The ninth rule of hit songwriting is silence. Why? Because most people who are listening to music are actually doing something else, he explains. They are driving a car, or working out, or dancing, or flirting. Silence gives you time to catch up with the lyrics if you are drunk or stoned. If you are singing along, silence gives you time to breathe. “Michael Jackson, his quote was ‘Silence is the greatest thing an entertainer has,'” Caren continues. “‘I got a feeling,’ space-space-space, ‘Do you believe in life after love,’ space-space-space-space-space.”

Silence. Another rule of hit songwriting is simplicity, he adds, which is learning to say the most with the fewest words. He ticks off his rules on his fingers: expression, questions, commands, repetitions, logic, personal statements, clichés, and space. That makes eight rules. He shrugs.

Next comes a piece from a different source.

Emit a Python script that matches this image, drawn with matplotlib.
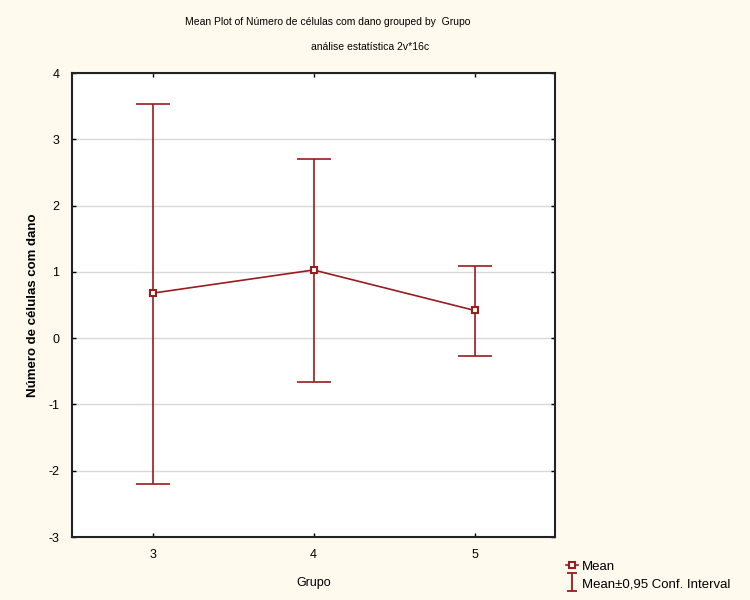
import matplotlib
matplotlib.use("Agg")
import matplotlib.pyplot as plt
from matplotlib.lines import Line2D
from matplotlib.path import Path
import numpy as np

# data
grupos = [3, 4, 5]
means = [0.68, 1.03, 0.42]
ci_upper = [3.53, 2.70, 1.09]
ci_lower = [-2.20, -0.66, -0.27]
y_ticks = [-3, -2, -1, 0, 1, 2, 3, 4]

red = "#9B1B1E"
bg = "#FFF9EE"

plt.rcParams.update({
    "font.family": ["Liberation Sans", "DejaVu Sans"],
    "font.size": 8,
    "axes.unicode_minus": False,
})

fig = plt.figure(figsize=(7.5, 6), dpi=100, facecolor=bg)
ax = fig.add_axes([0.096, 0.105, 0.644, 0.773])
ax.set_facecolor("white")

means = np.array(means)
err = [means - np.array(ci_lower), np.array(ci_upper) - means]

ax.errorbar(grupos, means, yerr=err, fmt="none", ecolor=red, elinewidth=1.2,
            capsize=12, capthick=1.2, zorder=3)
ax.plot(grupos, means, color=red, lw=1.2, marker="s", ms=5, mfc="white",
        mec=red, mew=1.5, zorder=4)

ax.set_xlim(2.5, 5.5)
ax.set_ylim(-3, 4)
ax.set_xticks(grupos)
ax.set_yticks(y_ticks)
ax.yaxis.grid(True, color="#d9d9d9", lw=1)
ax.set_axisbelow(True)
ax.tick_params(direction="in", length=3, width=1, top=True, right=True,
               labelsize=9, pad=9)
for s in ax.spines.values():
    s.set_linewidth(1.5)
    s.set_color("#222222")

ax.set_xlabel("Grupo", fontsize=9, labelpad=11)
ax.set_ylabel("Número de células com dano", fontsize=9.5, fontweight="bold", labelpad=7)

fig.text(0.437, 0.963, "Mean Plot of Número de células com dano grouped by  Grupo",
         ha="center", va="center", fontsize=7.5)
fig.text(0.493, 0.922, "análise estatística 2v*16c", ha="center", va="center", fontsize=7.5)

# legend keys
i_bar = Path([(-0.6, -1), (0.6, -1), (0, -1), (0, 1), (-0.6, 1), (0.6, 1)],
             [Path.MOVETO, Path.LINETO, Path.MOVETO, Path.LINETO, Path.MOVETO, Path.LINETO])
h_mean = Line2D([], [], color=red, lw=1.2, marker="s", ms=5, mfc="white", mec=red, mew=1.5)
h_ci = Line2D([], [], ls="none", marker=i_bar, ms=13, mfc="none", mec=red, mew=1.3)
fig.legend([h_mean, h_ci], ["Mean", "Mean\u00b10,95 Conf. Interval"],
           loc="upper left", bbox_to_anchor=(0.748, 0.075),
           frameon=False, fontsize=9.5, handlelength=0.9, handletextpad=0.3,
           labelspacing=0.4, borderaxespad=0)

fig.savefig("out.png", dpi=100, facecolor=bg)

His favorite example of a song that uses the most rules in the fewest words is a hit by the rapper Ludacris, “What’s Your Fantasy,” which starts off with the lyric “I wanna li-li-li-lick you from your head to your toes.” Caren loves that song. “In the first line: a personal statement, ‘I want to,’ a stutter, repetition, ‘li-lick you,’ logic, ‘from your head to your toes, move from the bed down to the down to the, to the floor,'” he explains. “‘I gotta know’—another personal statement—and asks a question, ‘What’s your fantasy?’ So he’s got six of them, in the first two lines of the song.”